Here is a photo of our friend Amanda stabbing her shark! We were all a little hesitant to destroy Dave’s creation, but he told us that if we didn’t, he would be very mad because it was made to be eaten.
5 responses so far ↓
1 Chef Dave // Feb 26, 2010 at 5:17 pm
Here’s the original email I sent Paula when she asked what was for dinner:
“I was thinking of making fish “en croute”; fish filet wrapped in puff-dough and baked, basically. Typically this is done with salmon, but as I’m not a big fan of salmon I was going to try and find a firm white-fish to use instead. Swordfish or Mahi-mahi are likely to fit the bill, but it all depends upon what the fish market has that looks good. The fish I find will determine the sauce I use, but I’m leaning towards a citrus-based marmalade (something lightly sour – likely either orange or lemon – and prepared to provide a “mushy” mouth-feel to contrast against the crunchy/silky of the pastry.) For the veg, I was thinking about a bitter-leaf (arugula and the like) and toasted-nut (pine, hazelnut, walnut… not sure) salad with a sweet-citrus vinaigrette. The dressing would act as the bridge between the pastry and the salad while the bitter leaves would balance against the salty/sweet that will come from the fish and butter in the dough. The nuts would add a touch of savory into the dish with a light toasting.”
Mako ended up being the fish (yes; shark; but that’s still “fish”) variety. In this case, the Mako was line-caught in Hawaii. The whole Hawaiian theme basically came from that while I was at the store (food that grows together tends to taste good together.)
I picked up a Maui Gold pineapple to use for the sauce (which ended up being a salsa instead of a marmalade because I got tired of cooking things) and also as the citrus aspect of the vinaigrette (which end up having lemon-oil and white balsamic as well as the juice of the pineapple.)
I also had some toasted macadamia nuts sitting around that I knew would go good, so that rounded out the salad.
Paula forgot to mention that dessert ended up being an attempt to combine divinity (cooked sugar mixed with whipped egg whites, basically) with milk chocolate truffles. In the end, the two didn’t combine well, so we had to make-do with eating milk-chocolate truffle batter rolled in sugar and/or chocolate powder. Such a disappointment…
2 Dave Madsen // Feb 28, 2010 at 4:26 pm
What an interesting dinner! Dave’s “comment” is a blog in itself. Oh, by the way, I had piece of toast and some luke warm coffee for supper. Step 1: make coffee and let sit a couple of hours. Step 2: find some bread and toast it. Step 3: put some stuff on the toast.
3 Sully Trenz // Mar 6, 2010 at 12:50 am
Any way that we could get a recipe, for this delicious and intriguing meal??! That would be amazing and definitely something that I would try!!
4 paulawong // Mar 6, 2010 at 9:42 am
Sully – I’ll see if Dave can mentally re-create it and write it out for me.
If so, then I’ll post it down here.
5 Chef Dave // Mar 7, 2010 at 5:02 pm
The fish was easy, really.
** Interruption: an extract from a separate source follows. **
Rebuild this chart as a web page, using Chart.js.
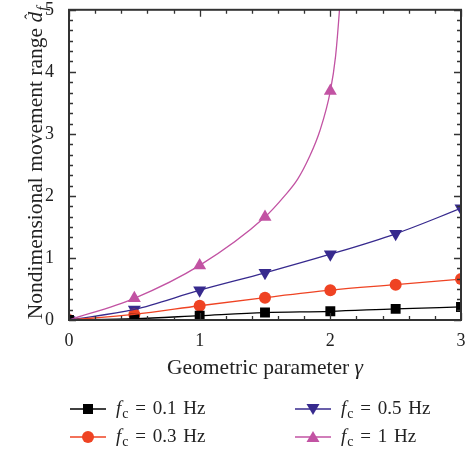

The ingredients are the fish filets of your choice (salmon, halibut, mahi-mahi, etc.; any fish will work, really) and puff dough (which you can buy at most grocery stores from the frozen food isle.) The filets should be cleaned, deboned and skinned.
Preheat oven to 450F.
Roll out enough of the dough to cover the filets twice over. The dough should roll out to about 150% of its original size at most; don’t roll it out too much or else the butter will break through and the dough won’t “puff”.
Season the filets with a pinch of salt and pepper. Other seasonings can also be used, but aren’t required as most of the flavor will come from the butter in the dough.
Lay out a layer of dough on a floured cutting board and place the filets on it. If you are going for a fancy shape, leave enough room to cut it out. Otherwise, just leave about an inch in-between each filet.
Wet your finger with water and run it around each filet.
Lay a second layer of rolled-out dough on top of the filets and press the layers of dough together (the water should help seal the dough.) Try and prevent any air pockets.
Using a sharp knife, cut out each filet and place them on a cookie sheet lined with parchment paper (or a silpat, or just use a non-stick cookie sheet.)
Place the pastries in the middle rack of the preheated oven and bake until the dough is a light golden brown. The fish will be fully cooked at this point and should register in the 120-150F range (or higher depending upon the thickness of the filet.)
The nice part about this technique is that the butter in the dough keeps the fish from drying out, so it’s a pretty fail-safe method.
The salsa was something like the following:
Pineapple-Mint Salsa
1 cup pineapple, small diced
1 medium shallot, minced
1/4 cup mint leaves, chopped fine
1 tbsp sugar (more or less, depending upon the sweetness of the fruit)
1 tsp red pepper flakes (or more if you like the heat)
1/4 cup white vinegar (regular white wine works fine, but a “flavored” variety, such as white balsamic, could also be used)
Salt and Pepper to taste (white pepper works best if you have it, otherwise go light on the blakc pepper.)
Combine and mix the above in a non-reactive bowl (plastic, etc.) and let sit for an hour or more in the fridge.
When ready to serve, strain the liquid (save that) and place a small pile (~2oz) on each plate.
The strained liquid from the salsa can be combined with an equal measure of mild oil (canola, for example) and shaken, then poured over chilled, bitter salad greens (I used a 50/50 blend of arugula and spring greens.)
Top the salad with macadamia nuts; which could either be lightly toasted in the over or not.